The Foundation for Jewish Culture and The Forward present “Eli Valley vs the Sway Machinery in the Temple of Self Hatred” with special guests Girls In Trouble previewing their new CD, a reading from the winner of the Goldberg Prize for Jewish Fiction by Emerging Writers and other guests and surprises. The event will be held on Monday, November 2, 2009 at 7PM at Joe’s Pub.

Eli Valley, maker of mind-bending comics, teams up with Jeremiah Lockwood and The Sway Machinery, makers of mind-bending melodies, for an evening of neurotic superheroes, paranoid turtles, memories, music and mayhem.  Valley’s work has brought back a marauding sensibility to The Forward, the landmark Jewish newspaper formed in 1897 as a bulwark of secular Jewish culture in America.  The Sway Machinery has reinvented and reinvigorated cantorial melodies for a post-punk age.  Together, they play off each other like a rabbi and cantor of a synagogue on the other side of sanity.  Watch them mix and mash styles, share personal stories and narrate comics to a live, avant-semitic soundtrack, bringing a kinetic new spin to contemporary Jewish culture.

Girls in Trouble is the songwriting debut of multi-instrumentalist Alicia Jo Rabins, who performs all vocals, guitar parts and string sections for the album. Alicia marries her classical training and folk-punk sensitivity to her penchant for Jewish literature, mysticism and history. The result: pop hooks grounded in experimentation, subtle musicianship and a taste for ruminative lyrics.

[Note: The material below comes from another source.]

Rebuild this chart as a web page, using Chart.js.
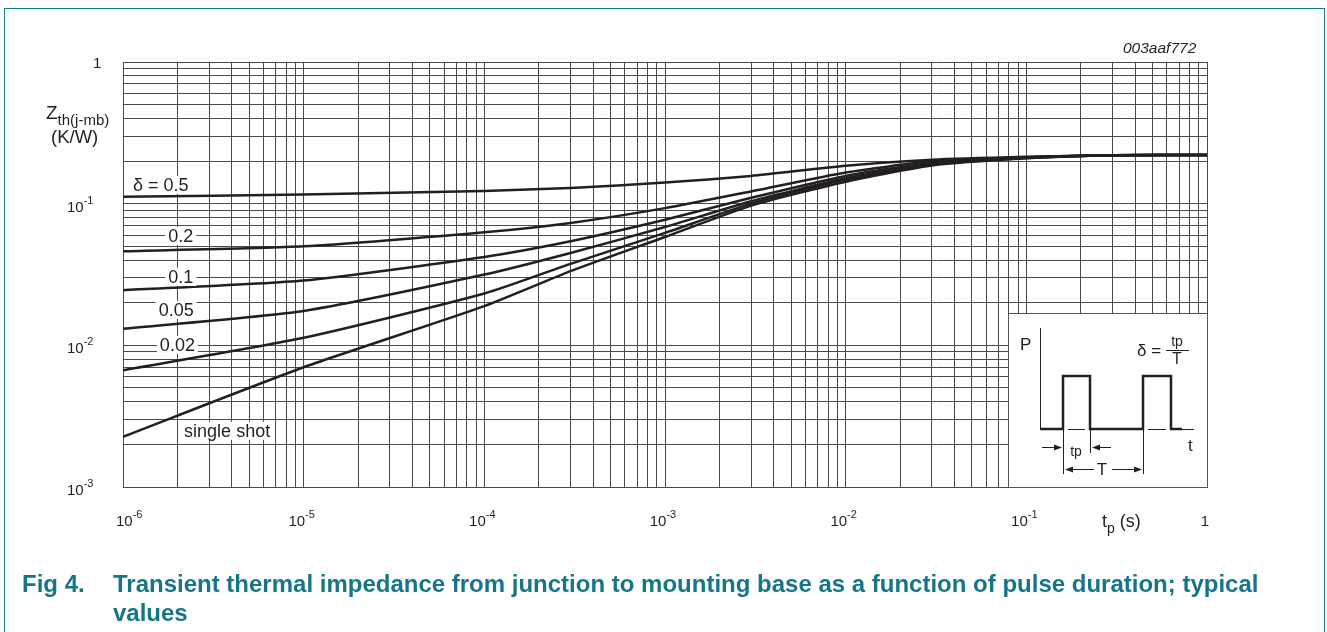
<!DOCTYPE html>
<html>
<head>
<meta charset="utf-8">
<script src="https://cdn.jsdelivr.net/npm/chart.js@4.4.1/dist/chart.umd.min.js"></script>
<style>
  html, body { margin: 0; padding: 0; background: #fff; }
  body { width: 1327px; height: 632px; position: relative; overflow: hidden; font-family: "Liberation Sans", Arial, sans-serif; }
  #frame { position: absolute; left: 4px; top: 8px; width: 1321px; height: 700px; border: 1.5px solid #137d8f; box-sizing: border-box; }
  #grafico { position: absolute; left: 0; top: 0; }
  .txt { position: absolute; color: #231f20; white-space: nowrap; line-height: 1; }
  .caption { position: absolute; color: #167589; font-weight: bold; font-size: 24px; white-space: nowrap; line-height: 1; font-family: "Liberation Sans", Arial, sans-serif; }
</style>
</head>
<body>
<div id="frame"></div>
<canvas id="grafico" width="1327" height="632"></canvas>

<div class="txt" style="left:46px; top:103px; font-size:19px;">Z<span style="font-size:15px; position:relative; top:6px;">th(j-mb)</span></div>
<div class="txt" style="left:51px; top:128px; font-size:18.5px;">(K/W)</div>
<div class="txt" style="left:1102px; top:512px; font-size:18px;">t<span style="font-size:14px; position:relative; top:6px;">p</span> (s)</div>
<div class="txt" style="left:1123px; top:40px; font-size:15.5px; font-style:italic;">003aaf772</div>

<div class="caption" style="left:22px; top:572px;">Fig 4.</div>
<div class="caption" style="left:113px; top:572px;">Transient thermal impedance from junction to mounting base as a function of pulse duration; typical</div>
<div class="caption" style="left:113px; top:601px;">values</div>

<script>
// ========== DADOS ==========

// duração do pulso tp (s)
const tpSeconds = [1e-6, 1e-5, 1e-4, 3e-4, 1e-3, 3e-3, 1e-2, 3e-2, 1e-1, 3e-1, 1];

// Zth(j-mb) em K/W, uma lista por ciclo de trabalho
const zthDelta05 = [0.112, 0.116, 0.123, 0.129, 0.141, 0.157, 0.185, 0.204, 0.214, 0.220, 0.221];
const zthDelta02 = [0.0461, 0.050, 0.0628, 0.0731, 0.093, 0.122, 0.166, 0.199, 0.213, 0.220, 0.221];
const zthDelta01 = [0.0245, 0.0287, 0.0421, 0.0543, 0.077, 0.110, 0.157, 0.194, 0.212, 0.220, 0.221];
const zthDelta005 = [0.0131, 0.0175, 0.0316, 0.0449, 0.0685, 0.104, 0.151, 0.191, 0.211, 0.220, 0.221];
const zthDelta002 = [0.00667, 0.0113, 0.0232, 0.0376, 0.0622, 0.100, 0.148, 0.189, 0.210, 0.220, 0.221];
const zthSingle = [0.00226, 0.0070, 0.0189, 0.0334, 0.0582, 0.0968, 0.143, 0.186, 0.209, 0.220, 0.221];

const seriesNames = ['δ = 0.5', '0.2', '0.1', '0.05', '0.02', 'single shot'];
const seriesValues = [zthDelta05, zthDelta02, zthDelta01, zthDelta005, zthDelta002, zthSingle];

// expoentes das marcas principais
const xDecades = [-6, -5, -4, -3, -2, -1, 0];
const yDecades = [-3, -2, -1, 0];

// onde cada rótulo de curva fica (tp, Zth)
const labelSpotsX = [1.62e-6, 2.09e-6, 2.09e-6, 1.97e-6, 2.0e-6, 3.77e-6];
const labelSpotsY = [0.1355, 0.0592, 0.0304, 0.01778, 0.01007, 0.00249];

const ink = '#231f20';
const gridColor = '#4a4a4a';
const fontFam = '"Liberation Sans", Arial, sans-serif';

// ========== PLUGINS ==========

function logTicks(minExp, maxExp) {
    const t = [];
    for (let e = minExp; e < maxExp; e++) {
        for (let m = 1; m < 10; m++) t.push({ value: m * Math.pow(10, e) });
    }
    t.push({ value: Math.pow(10, maxExp) });
    return t;
}

// desenha "10" com expoente sobrescrito
function drawPower(ctx, left, baseline, e) {
    if (e === 0) {
        ctx.font = '15px ' + fontFam;
        ctx.fillText('1', left, baseline);
        return ctx.measureText('1').width;
    }
    ctx.font = '15px ' + fontFam;
    ctx.fillText('10', left, baseline);
    const w1 = ctx.measureText('10').width;
    ctx.font = '11px ' + fontFam;
    ctx.fillText(String(e), left + w1, baseline - 8);
    return w1 + ctx.measureText(String(e)).width;
}

function powerWidth(ctx, e) {
    ctx.font = '15px ' + fontFam;
    if (e === 0) return ctx.measureText('1').width;
    const w1 = ctx.measureText('10').width;
    ctx.font = '11px ' + fontFam;
    return w1 + ctx.measureText(String(e)).width;
}

const tickLabels = {
    id: 'tickLabels',
    afterDraw(chart) {
        const { ctx, chartArea, scales: { x, y } } = chart;
        ctx.save();
        ctx.fillStyle = ink;
        ctx.textAlign = 'left';
        ctx.textBaseline = 'alphabetic';
        xDecades.forEach((e, i) => {
            const px = x.getPixelForValue(Math.pow(10, e));
            const w = powerWidth(ctx, e);
            let left = px - w / 2 - 2;
            if (i === 0) left = chartArea.left - 7;
            drawPower(ctx, left, chartArea.bottom + 39, e);
        });
        yDecades.forEach(e => {
            const py = y.getPixelForValue(Math.pow(10, e));
            if (e === 0) drawPower(ctx, 93, py + 6, e);
            else drawPower(ctx, 67, py + 8, e);
        });
        ctx.restore();
    }
};

const curveLabels = {
    id: 'curveLabels',
    afterDatasetsDraw(chart) {
        const { ctx, scales: { x, y } } = chart;
        ctx.save();
        ctx.font = '18px ' + fontFam;
        ctx.textAlign = 'center';
        ctx.textBaseline = 'middle';
        seriesNames.forEach((name, i) => {
            const px = x.getPixelForValue(labelSpotsX[i]);
            const py = y.getPixelForValue(labelSpotsY[i]);
            const w = ctx.measureText(name).width;
            ctx.fillStyle = '#fff';
            ctx.fillRect(px - w / 2 - 3, py - 9, w + 6, 18);
            ctx.fillStyle = ink;
            ctx.fillText(name, px, py + 1);
        });
        ctx.restore();
    }
};

// quadro com o trem de pulsos
function arrow(ctx, x1, y1, x2) {
    const dir = x2 > x1 ? 1 : -1;
    ctx.beginPath();
    ctx.moveTo(x1, y1);
    ctx.lineTo(x2 - dir * 6, y1);
    ctx.stroke();
    ctx.beginPath();
    ctx.moveTo(x2, y1);
    ctx.lineTo(x2 - dir * 8, y1 - 3);
    ctx.lineTo(x2 - dir * 8, y1 + 3);
    ctx.closePath();
    ctx.fill();
}

const pulseInset = {
    id: 'pulseInset',
    afterDraw(chart) {
        const { ctx, chartArea } = chart;
        const bx = chartArea.right - 199, by = chartArea.bottom - 174;
        ctx.save();
        ctx.fillStyle = '#fff';
        ctx.fillRect(bx, by, chartArea.right - bx, chartArea.bottom - by);
        ctx.strokeStyle = '#555';
        ctx.lineWidth = 1;
        ctx.strokeRect(bx + 0.5, by + 0.5, chartArea.right - bx, chartArea.bottom - by);

        ctx.strokeStyle = ink;
        ctx.fillStyle = ink;
        // eixo P
        ctx.lineWidth = 1;
        ctx.beginPath();
        ctx.moveTo(bx + 32.5, by + 15);
        ctx.lineTo(bx + 32.5, by + 116);
        ctx.stroke();
        // linha t fina
        ctx.beginPath();
        ctx.moveTo(bx + 174, by + 116.5); ctx.lineTo(bx + 186, by + 116.5);
        ctx.moveTo(bx + 60, by + 116.5); ctx.lineTo(bx + 77, by + 116.5);
        ctx.moveTo(bx + 140, by + 116.5); ctx.lineTo(bx + 158, by + 116.5);
        ctx.stroke();
        // pulsos
        ctx.lineWidth = 2.5;
        ctx.lineJoin = 'miter';
        ctx.beginPath();
        ctx.moveTo(bx + 32, by + 116);
        ctx.lineTo(bx + 55, by + 116);
        ctx.lineTo(bx + 55, by + 63);
        ctx.lineTo(bx + 82, by + 63);
        ctx.lineTo(bx + 82, by + 116);
        ctx.lineTo(bx + 135, by + 116);
        ctx.lineTo(bx + 135, by + 63);
        ctx.lineTo(bx + 163, by + 63);
        ctx.lineTo(bx + 163, by + 116);
        ctx.lineTo(bx + 174, by + 116);
        ctx.stroke();
        // cotas
        ctx.lineWidth = 1;
        ctx.beginPath();
        ctx.moveTo(bx + 55.5, by + 116); ctx.lineTo(bx + 55.5, by + 161);
        ctx.moveTo(bx + 82.5, by + 116); ctx.lineTo(bx + 82.5, by + 140);
        ctx.moveTo(bx + 135.5, by + 116); ctx.lineTo(bx + 135.5, by + 161);
        ctx.stroke();
        arrow(ctx, bx + 34, by + 134.5, bx + 54);
        arrow(ctx, bx + 103, by + 134.5, bx + 84);
        arrow(ctx, bx + 86, by + 156.5, bx + 57);
        arrow(ctx, bx + 104, by + 156.5, bx + 134);

        ctx.font = '17px ' + fontFam;
        ctx.textBaseline = 'middle';
        ctx.textAlign = 'left';
        ctx.fillText('P', bx + 12, by + 32);
        ctx.fillText('t', bx + 180, by + 133);
        ctx.fillText('δ =', bx + 129, by + 38);
        ctx.textAlign = 'center';
        ctx.fillText('T', bx + 94, by + 157);
        ctx.font = '14px ' + fontFam;
        ctx.fillText('tp', bx + 68, by + 139);
        ctx.fillText('tp', bx + 169, by + 29);
        ctx.font = '16px ' + fontFam;
        ctx.fillText('T', bx + 169, by + 47);
        ctx.beginPath();
        ctx.moveTo(bx + 158, by + 37.5);
        ctx.lineTo(bx + 181, by + 37.5);
        ctx.stroke();
        ctx.restore();
    }
};

// ========== GRÁFICO ==========

const eixoComum = {
    type: 'logarithmic',
    ticks: { display: false },
    grid: { color: gridColor, lineWidth: 1, drawTicks: false },
    border: { display: true, color: gridColor, width: 1 },
    title: { display: false }
};

new Chart(document.getElementById('grafico'), {
    type: 'line',
    data: {
        datasets: seriesValues.map((vals, i) => ({
            label: seriesNames[i],
            data: tpSeconds.map((t, k) => ({ x: t, y: vals[k] })),
            borderColor: ink,
            borderWidth: 2.5,
            pointRadius: 0,
            tension: 0.2,
            fill: false
        }))
    },
    options: {
        responsive: false,
        animation: false,
        devicePixelRatio: 1,
        layout: { padding: { left: 123, right: 120, top: 62, bottom: 145 } },
        plugins: { legend: { display: false }, tooltip: { enabled: false } },
        scales: {
            x: Object.assign({}, eixoComum, {
                min: 1e-6, max: 1,
                afterBuildTicks: scale => { scale.ticks = logTicks(-6, 0); }
            }),
            y: Object.assign({}, eixoComum, {
                min: 1e-3, max: 1,
                afterBuildTicks: scale => { scale.ticks = logTicks(-3, 0); }
            })
        }
    },
    plugins: [curveLabels, tickLabels, pulseInset]
});
</script>
</body>
</html>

Tickets are $15 and are available online at joespub.com, by phone at 212-967-7555 or in person at The Public Theater Box Office (425 Lafayette Street) Tues-Sat from 1:00pm to 7:30pm; Sun + Mon from 1:00pm to 6:00pm

NOTE ABOUT THE ABOVE IMAGE FOR PEOPLE WHO MIGHT BE OFFENDED:

The image above  is taken from one of Eli Valley’s comics commenting on Paul Buhle’s scholarly work Jews and American ComicsIn context, it is meant to humorously illustrate Buhle’s assertions about the European origins of the Jewish American comedic sensibility. Out of context it is a multivalent satire – both a representation of Valley’s personal comic sensibility and a comment on Jewish self-hatred. It is meant to amuse, attract attention and engage, hopefully spur curiosity among the target audience – young people – and entice them to come to the performance. The image, in a single panel, manages to engage many of the themes that Eli Valley explores in the performance.

“Eli Valley vs. the Sway Machinery in the Temple of Self-Hatred” is a humorous and moving statement on contemporary Jewish identity. Valley is the son of a rabbi, Lockwood the grandson of a cantor. They are staging the piece in such a way as to reference the interchange between these two roles. More significantly, Valley uses this presentational forum to explore his family history of coming from a house divided between religion and secularism, between piety and irreverence. For Valley, comic books became the artistic medium through which he explores this conflict. And by exploring the history of comic books he explores himself, deconstructing and re-contextualizing Jewish self-hatred as he examines his own relationship to his Judaism.

Both Valley and Lockwood see their Jewish heritage as a wellspring of meaning and a cornerstone of identity. At the same time they struggle to make it their own, to bring Judaism into the framework of their expressivity, to add to the ongoing conversation that is Jewish culture in a profound, personal and meaningful way.

The image and the performance are not intended to offend but to provoke questions, invite response and encourage dialogue. Valley’s fiercely intelligent satire is tempered with a human, moving and compassionate sensibility. His work, by intertwining personal narrative and public commentary, is a generational statement embodying Jewish pride tempered with ambivalence. Like all great artists he articulates the personal in a way that invites the audience to empathize and identify publicly; in so doing he creates opportunity for real, transformative change.